State AGs ask RJ Reynolds to stop cigarette promo
The National Association of Attorneys General is asking cigarette maker RJ Reynolds Tobacco Co. to stop a promotional campaign for Camel cigarettes that the group says appeals to young people.
In a letter to the nation’s second-largest cigarette maker, the group said Reynolds’ “Break Free Adventure” campaign has substantial youth appeal and may encourage underage tobacco use.
“We are concerned that this advertising campaign is using aspects of popular culture, including independent music, art, motor sports, and ’hip’ or countercultural attitudes, to advertise Camel cigarettes in a way that is appealing to young people’s psychological needs for rebelliousness, sensation-seeking, and risk-taking,” the group said in a Nov. 23 letter. It was written by Nebraska Attorney General Jon Bruning and Arkansas Attorney General Dustin McDaniel, co-chairmen of the group’s tobacco committee.
The group also cited the 1998 tobacco settlement that prohibits the marketing of tobacco to youth. Those restrictions included a ban on Reynolds’ use of the cartoon character “Joe Camel.”
The campaign highlights 10 destinations including Las Vegas, San Francisco and New Orleans on special cigarette packs being distributed in December and January that feature colorful images of the cities and well-known landmarks. It also includes: Austin, Texas; Seattle; Bonneville Flats, Utah; Sturgis, S.D.; Route 66; Winston-Salem, N.C.; and Brooklyn, N.Y.’s Williamsburg neighborhood. Reynolds had taken the camel off of packages and encouraged smokers to go a special website to find the camel and win prizes.

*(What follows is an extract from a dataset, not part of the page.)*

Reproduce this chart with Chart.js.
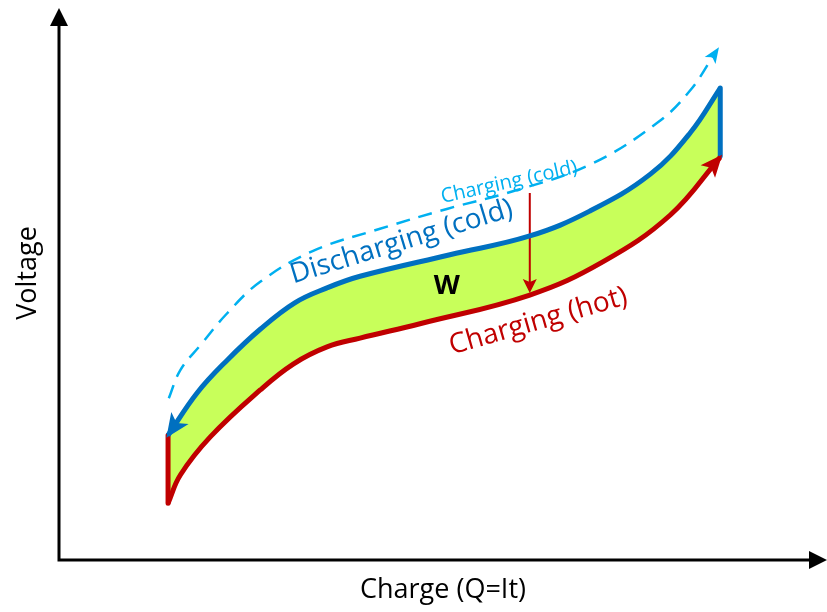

RJ Reynolds, a subsidiary of Winston-Salem, N.C.-based Reynolds American Inc., has said the campaign targets adult smokers. A phone message seeking comment Wednesday was not immediately returned.
State attorneys general were also joined by various state and local officials in some featured cities in recently demanding that Reynolds stop the campaign.
Washington State Gov. Chris Gregoire said in a statement last week that she was “alarmed and disappointed” by the marketing campaign that “exploits the name and image of Seattle to recruit young smokers.” Some of the special edition cigarette packs feature landmarks in and around Seattle, including the Pike Place Market and Mt. Rainier.
In a letter to Reynolds in early November, New York City Health Commissioner Thomas A. Farley urged the company to stop the promotion, which includes scenes of Brooklyn’s Williamsburg neighborhood.
“Your campaign threatens to undermine our recent gains by misrepresenting an addictive, lethal product as a passport to fun and independence,” Farley wrote. “Promoting the idea that young New Yorkers can ’break free’ and earn ’street cred’ by smoking Camel cigarettes may be effective, but it is wrong.”
Officials in San Francisco and other featured cities also have spoken out against the campaign.